David A. Wheeler dwheeler@dwheeler.com
Mon Mar 9 15:57:00 GMT 2015


On Sun, 08 Mar 2015 20:44:30 +0100, Achim Gratz <Stromeko@nexgo.de> wrote:
> Setup.ini also records the file size, so a successful attack would need
> to pack a malicous payload into a valid archive of the same size and the
> same MD5 checksum.  I think that is a much taller order than simply
> creating a hash collision.

That is harder, but I wouldn't trust it.

In 2004 it was shown that MD5 is not collision resistant, and the attacks just keep getting worse.  A quick check at the Wikipedia page about MD5 shows the sorry state of MD5.  The Software Engineering Institute (SEI) puts it pretty baldly: MD5 "should be considered cryptographically broken and unsuitable for further use".  You want to use known-strong crypto, not known-busted crypto.
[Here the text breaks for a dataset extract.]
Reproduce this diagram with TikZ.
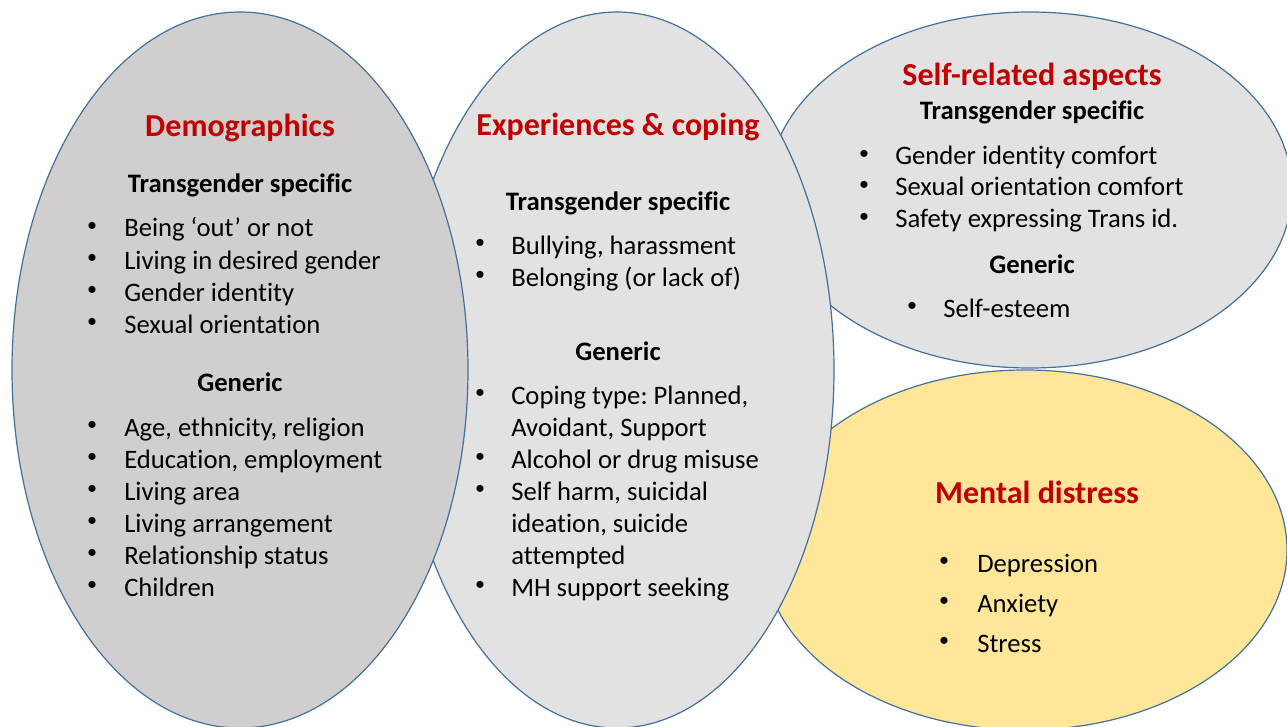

Besides, there are easily-available, much-stronger alternatives, in particular SHA-2 (SHA-512 is part of SHA-2). It's already supported in the current Cygwin installer.

I recommend that Cygwin switch to SHA-512 soon.  It'll require that everyone update their installer to do future updates, but the installer download has been secured.  Then Cygwin can include in their FAQ a reasonable justification that its download and update process is secure.